Given information
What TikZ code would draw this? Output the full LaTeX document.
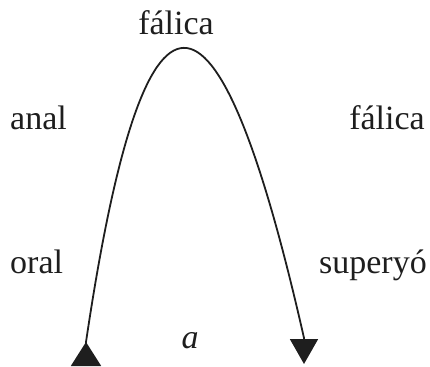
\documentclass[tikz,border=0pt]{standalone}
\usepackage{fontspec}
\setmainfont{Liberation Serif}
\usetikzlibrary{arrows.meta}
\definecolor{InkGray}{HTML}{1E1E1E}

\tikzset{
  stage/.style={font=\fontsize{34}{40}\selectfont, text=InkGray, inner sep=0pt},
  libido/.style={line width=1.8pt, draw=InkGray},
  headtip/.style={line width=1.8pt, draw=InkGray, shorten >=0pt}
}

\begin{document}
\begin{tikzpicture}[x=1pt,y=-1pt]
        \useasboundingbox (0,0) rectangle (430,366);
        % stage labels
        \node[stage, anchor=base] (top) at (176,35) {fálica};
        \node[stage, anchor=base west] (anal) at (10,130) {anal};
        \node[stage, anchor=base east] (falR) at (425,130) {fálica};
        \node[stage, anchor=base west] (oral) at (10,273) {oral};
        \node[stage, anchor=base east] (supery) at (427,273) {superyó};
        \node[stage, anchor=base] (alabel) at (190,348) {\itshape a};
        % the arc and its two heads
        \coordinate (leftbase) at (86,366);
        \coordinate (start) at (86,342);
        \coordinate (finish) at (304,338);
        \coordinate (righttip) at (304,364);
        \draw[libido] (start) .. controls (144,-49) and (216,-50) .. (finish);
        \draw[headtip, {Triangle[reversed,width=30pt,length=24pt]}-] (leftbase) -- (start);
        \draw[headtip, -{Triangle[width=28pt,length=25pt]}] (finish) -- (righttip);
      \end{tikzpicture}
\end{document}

Direction
Return the material exactly as given, apart from the pictures.

Correct output
What TikZ code would draw this? Output the full LaTeX document.
\documentclass[tikz,border=0pt]{standalone}
\usepackage{fontspec}
\setmainfont{Liberation Serif}
\usetikzlibrary{arrows.meta}
\definecolor{InkGray}{HTML}{1E1E1E}

\tikzset{
  stage/.style={font=\fontsize{34}{40}\selectfont, text=InkGray, inner sep=0pt},
  libido/.style={line width=1.8pt, draw=InkGray},
  headtip/.style={line width=1.8pt, draw=InkGray, shorten >=0pt}
}

\begin{document}
\begin{tikzpicture}[x=1pt,y=-1pt]
        \useasboundingbox (0,0) rectangle (430,366);
        % stage labels
        \node[stage, anchor=base] (top) at (176,35) {fálica};
        \node[stage, anchor=base west] (anal) at (10,130) {anal};
        \node[stage, anchor=base east] (falR) at (425,130) {fálica};
        \node[stage, anchor=base west] (oral) at (10,273) {oral};
        \node[stage, anchor=base east] (supery) at (427,273) {superyó};
        \node[stage, anchor=base] (alabel) at (190,348) {\itshape a};
        % the arc and its two heads
        \coordinate (leftbase) at (86,366);
        \coordinate (start) at (86,342);
        \coordinate (finish) at (304,338);
        \coordinate (righttip) at (304,364);
        \draw[libido] (start) .. controls (144,-49) and (216,-50) .. (finish);
        \draw[headtip, {Triangle[reversed,width=30pt,length=24pt]}-] (leftbase) -- (start);
        \draw[headtip, -{Triangle[width=28pt,length=25pt]}] (finish) -- (righttip);
      \end{tikzpicture}
\end{document}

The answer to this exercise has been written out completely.